In 335, as a result of those accusations, Athanasius was condemned at the First Synod of Tyre, excommunicated, deposed and forced into exile. Athanasius responded in his famous anti-Arian tracts Apologia contra Arianos and Historia Arianorum by accusing the Melitians of lying and conspiring with Arians to unseat him. Constantine I reacted to the Council of Tyre by exiling the Melitian clergy, including John Arkaph.

==Survival as a monastic movement==
The names of the leaders of the sect following John Arkhaph, who is not mentioned after 335, are not known. Athanasius continued to refer to them as an ongoing threat in his writings of the 350s and 360s. He claims in his biography of Anthony the Great that the Melitians claimed the hermit saint as one of their own. As a schismatic sect, the Melitians declined in importance by 400, but they did not disappear. They are mentioned in the writings of Cyril of Alexandria (d. 444) and Shenoute (d. c. 465) and persisted into the eighth century (after the Arab conquest of Egypt) as a small monastic sect.

Numerous papyri have been discovered bearing evidence of a Melitian monasticism flourishing in the Egyptian desert in the 4th century. It is clear that Melitian monks lived in communities, but it is not certain if they were tightly-structured arrangements like the coenobia of the Pachomians or loose quasi-eremitic groupings like the monasteries of Nitria and Scetis. Timothy of Constantinople, in his On the Reception of Heretics written towards 600, says of the Melitians that "they engaged in no [theological] error, but must pronounce their schism anathema" to rejoin the church.
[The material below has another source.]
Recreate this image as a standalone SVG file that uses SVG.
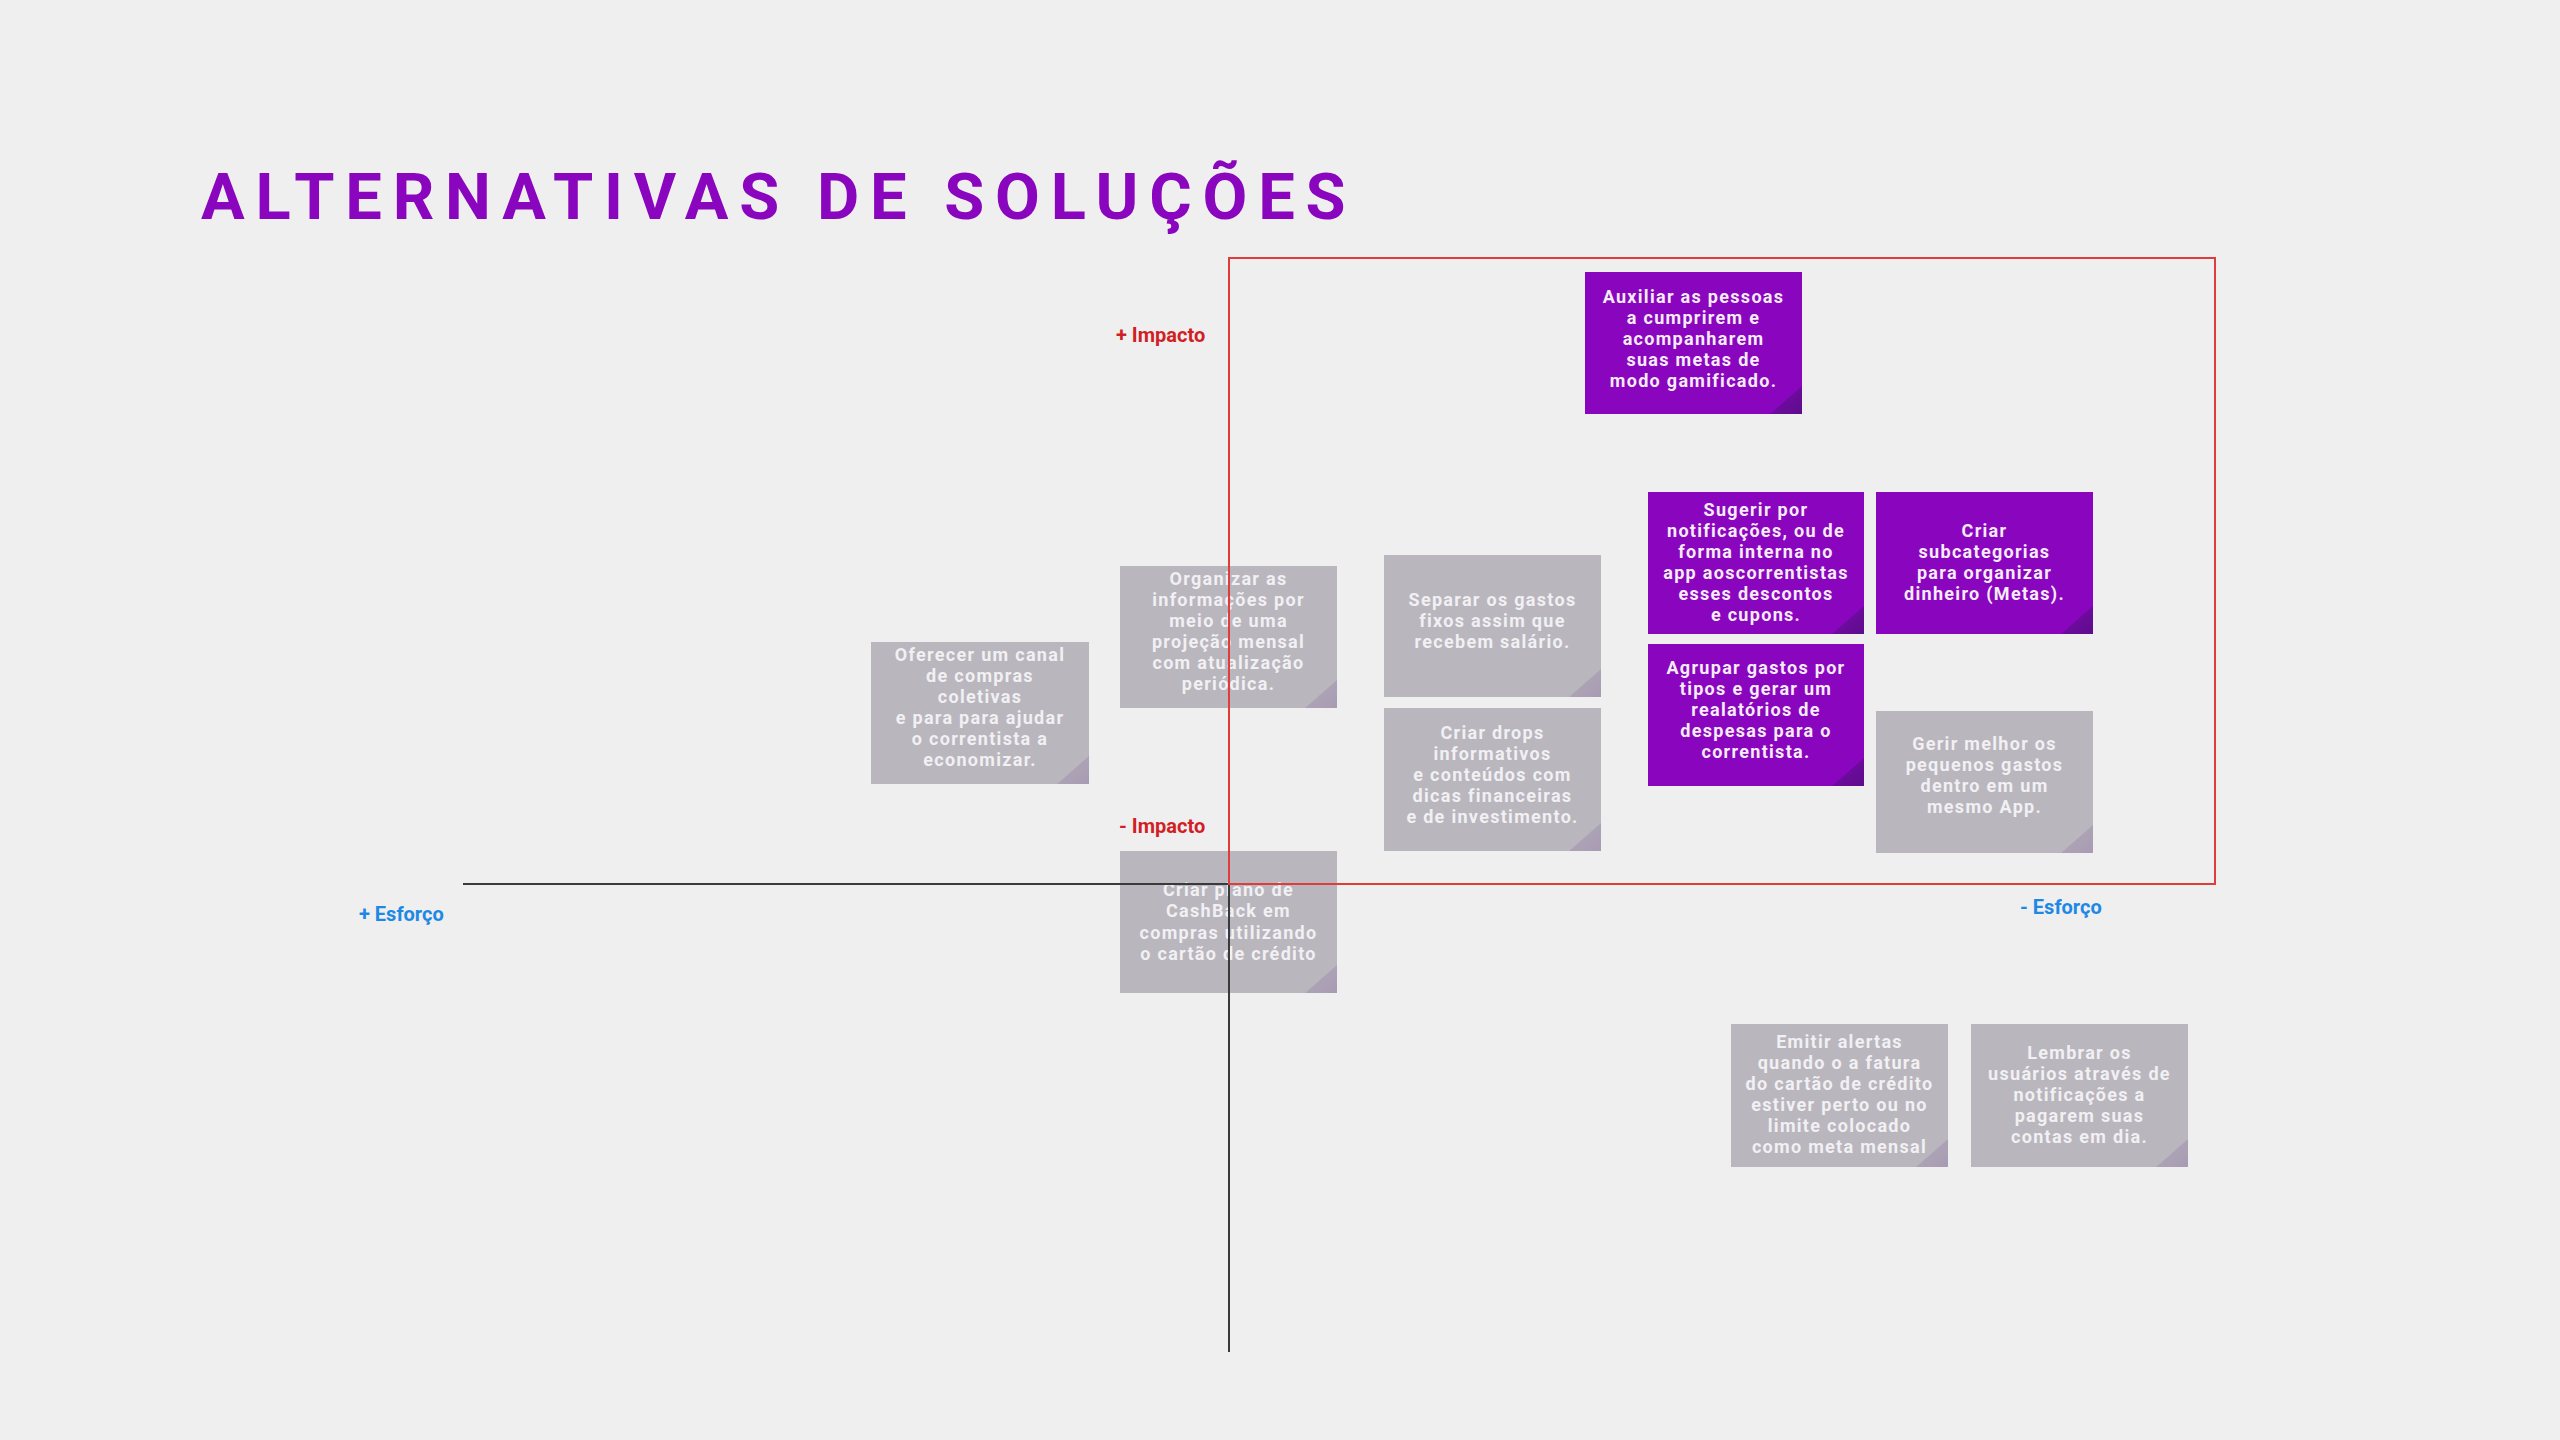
<svg xmlns="http://www.w3.org/2000/svg" width="2560" height="1440" viewBox="0 0 2560 1440">
<style>
.title{font-family:Roboto,"Liberation Sans",sans-serif;font-weight:700;font-size:65px;letter-spacing:10.8px;fill:#8a05be}
.t{font-family:Roboto,"Liberation Sans",sans-serif;font-weight:700;font-size:18px;letter-spacing:1.3px;text-anchor:middle}
.tp{fill:#f5ecf8}
.tg{fill:#f1f0f3}
.pb{fill:#8a05be}
.gb{fill:#bab6be}
.pf{fill:url(#pfold)}
.gf{fill:url(#gfold)}
.lblr{font-family:Roboto,"Liberation Sans",sans-serif;font-weight:700;font-size:20px;fill:#d01f26}
.lblb{font-family:Roboto,"Liberation Sans",sans-serif;font-weight:700;font-size:20px;fill:#1e88e5}
.axis{stroke:#3a3a3a;stroke-width:2;fill:none}
.frame{stroke:#e03c3c;stroke-width:2;fill:none}
</style>
<defs>
<linearGradient id="pfold" x1="0" y1="0" x2="1" y2="1"><stop offset="0" stop-color="#7a0aae"/><stop offset="1" stop-color="#5e0c8c"/></linearGradient>
<linearGradient id="gfold" x1="0" y1="0" x2="1" y2="1"><stop offset="0" stop-color="#b2aab8"/><stop offset="1" stop-color="#a79bb2"/></linearGradient>
</defs>
<rect width="2560" height="1440" fill="#efefef"/>
<text class="title" x="201" y="219">ALTERNATIVAS DE SOLUÇÕES</text>

<g id="n-auxiliar">
<rect class="pb" x="1585" y="272" width="217" height="142"/>
<polygon class="pf" points="1802,386 1802,414 1770,414"/>
<text class="t tp"><tspan x="1693.5" y="303">Auxiliar as pessoas</tspan><tspan x="1693.5" y="324">a cumprirem e</tspan><tspan x="1693.5" y="345">acompanharem</tspan><tspan x="1693.5" y="366">suas metas de</tspan><tspan x="1693.5" y="387">modo gamificado.</tspan></text>
</g>

<g id="n-sugerir">
<rect class="pb" x="1648" y="492" width="216" height="142"/>
<polygon class="pf" points="1864,606 1864,634 1832,634"/>
<text class="t tp"><tspan x="1756" y="516">Sugerir por</tspan><tspan x="1756" y="537">notificações, ou de</tspan><tspan x="1756" y="558">forma interna no</tspan><tspan x="1756" y="579">app aoscorrentistas</tspan><tspan x="1756" y="600">esses descontos</tspan><tspan x="1756" y="621">e cupons.</tspan></text>
</g>

<g id="n-subcategorias">
<rect class="pb" x="1876" y="492" width="217" height="142"/>
<polygon class="pf" points="2093,606 2093,634 2061,634"/>
<text class="t tp"><tspan x="1984.5" y="537">Criar</tspan><tspan x="1984.5" y="558">subcategorias</tspan><tspan x="1984.5" y="579">para organizar</tspan><tspan x="1984.5" y="600">dinheiro (Metas).</tspan></text>
</g>

<g id="n-agrupar">
<rect class="pb" x="1648" y="644" width="216" height="142"/>
<polygon class="pf" points="1864,758 1864,786 1832,786"/>
<text class="t tp"><tspan x="1756" y="674">Agrupar gastos por</tspan><tspan x="1756" y="695">tipos e gerar um</tspan><tspan x="1756" y="716">realatórios de</tspan><tspan x="1756" y="737">despesas para o</tspan><tspan x="1756" y="758">correntista.</tspan></text>
</g>

<g id="n-gerir">
<rect class="gb" x="1876" y="711" width="217" height="142"/>
<polygon class="gf" points="2093,825 2093,853 2061,853"/>
<text class="t tg"><tspan x="1984.5" y="750">Gerir melhor os</tspan><tspan x="1984.5" y="771">pequenos gastos</tspan><tspan x="1984.5" y="792">dentro em um</tspan><tspan x="1984.5" y="813">mesmo App.</tspan></text>
</g>

<g id="n-separar">
<rect class="gb" x="1384" y="555" width="217" height="142"/>
<polygon class="gf" points="1601,669 1601,697 1569,697"/>
<text class="t tg"><tspan x="1492.5" y="606">Separar os gastos</tspan><tspan x="1492.5" y="627">fixos assim que</tspan><tspan x="1492.5" y="648">recebem salário.</tspan></text>
</g>

<g id="n-drops">
<rect class="gb" x="1384" y="708" width="217" height="143"/>
<polygon class="gf" points="1601,823 1601,851 1569,851"/>
<text class="t tg"><tspan x="1492.5" y="739">Criar drops</tspan><tspan x="1492.5" y="760">informativos</tspan><tspan x="1492.5" y="781">e conteúdos com</tspan><tspan x="1492.5" y="802">dicas financeiras</tspan><tspan x="1492.5" y="823">e de investimento.</tspan></text>
</g>

<g id="n-organizar">
<rect class="gb" x="1120" y="566" width="217" height="142"/>
<polygon class="gf" points="1337,680 1337,708 1305,708"/>
<text class="t tg"><tspan x="1228.5" y="585">Organizar as</tspan><tspan x="1228.5" y="606">informações por</tspan><tspan x="1228.5" y="627">meio de uma</tspan><tspan x="1228.5" y="648">projeção mensal</tspan><tspan x="1228.5" y="669">com atualização</tspan><tspan x="1228.5" y="690">periódica.</tspan></text>
</g>

<g id="n-oferecer">
<rect class="gb" x="871" y="642" width="218" height="142"/>
<polygon class="gf" points="1089,756 1089,784 1057,784"/>
<text class="t tg"><tspan x="980" y="661">Oferecer um canal</tspan><tspan x="980" y="682">de compras</tspan><tspan x="980" y="703">coletivas</tspan><tspan x="980" y="724">e para para ajudar</tspan><tspan x="980" y="745">o correntista a</tspan><tspan x="980" y="766">economizar.</tspan></text>
</g>

<g id="n-cashback">
<rect class="gb" x="1120" y="851" width="217" height="142"/>
<polygon class="gf" points="1337,965 1337,993 1305,993"/>
<text class="t tg"><tspan x="1228.5" y="896">Criar plano de</tspan><tspan x="1228.5" y="917">CashBack em</tspan><tspan x="1228.5" y="939">compras utilizando</tspan><tspan x="1228.5" y="960">o cartão de crédito</tspan></text>
</g>

<g id="n-emitir">
<rect class="gb" x="1731" y="1024" width="217" height="143"/>
<polygon class="gf" points="1948,1139 1948,1167 1916,1167"/>
<text class="t tg"><tspan x="1839.5" y="1048">Emitir alertas</tspan><tspan x="1839.5" y="1069">quando o a fatura</tspan><tspan x="1839.5" y="1090">do cartão de crédito</tspan><tspan x="1839.5" y="1111">estiver perto ou no</tspan><tspan x="1839.5" y="1132">limite colocado</tspan><tspan x="1839.5" y="1153">como meta mensal</tspan></text>
</g>

<g id="n-lembrar">
<rect class="gb" x="1971" y="1024" width="217" height="143"/>
<polygon class="gf" points="2188,1139 2188,1167 2156,1167"/>
<text class="t tg"><tspan x="2079.5" y="1059">Lembrar os</tspan><tspan x="2079.5" y="1080">usuários através de</tspan><tspan x="2079.5" y="1101">notificações a</tspan><tspan x="2079.5" y="1122">pagarem suas</tspan><tspan x="2079.5" y="1143">contas em dia.</tspan></text>
</g>

<g id="connectors">
<line class="axis" x1="463" y1="884" x2="1229" y2="884"/>
<line class="axis" x1="1229" y1="884" x2="1229" y2="1352"/>
<rect class="frame" x="1229" y="258" width="986" height="626"/>
</g>

<g id="labels">
<text class="lblr" x="1116" y="342">+ Impacto</text>
<text class="lblr" x="1119" y="833">- Impacto</text>
<text class="lblb" x="359" y="921">+ Esforço</text>
<text class="lblb" x="2020" y="914">- Esforço</text>
</g>
</svg>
According to the History of the Patriarchs of Alexandria by John the Deacon, some Melitians were reconciled to the Coptic Patriarchate of Alexandria by the efforts of Bishop Moses of Letopolis late in the reign of Patriarch Michael I (died 767).

According to Theodoret (d. c. 460), the Melitians developed unique forms of worship that included hand clapping and music. It has been argued that the movement was dominated by Copts (native Egyptian-speakers). Coptic papyri, the writings of the Pachomians and mentions in the writings of Shenoute lend some weight to this view.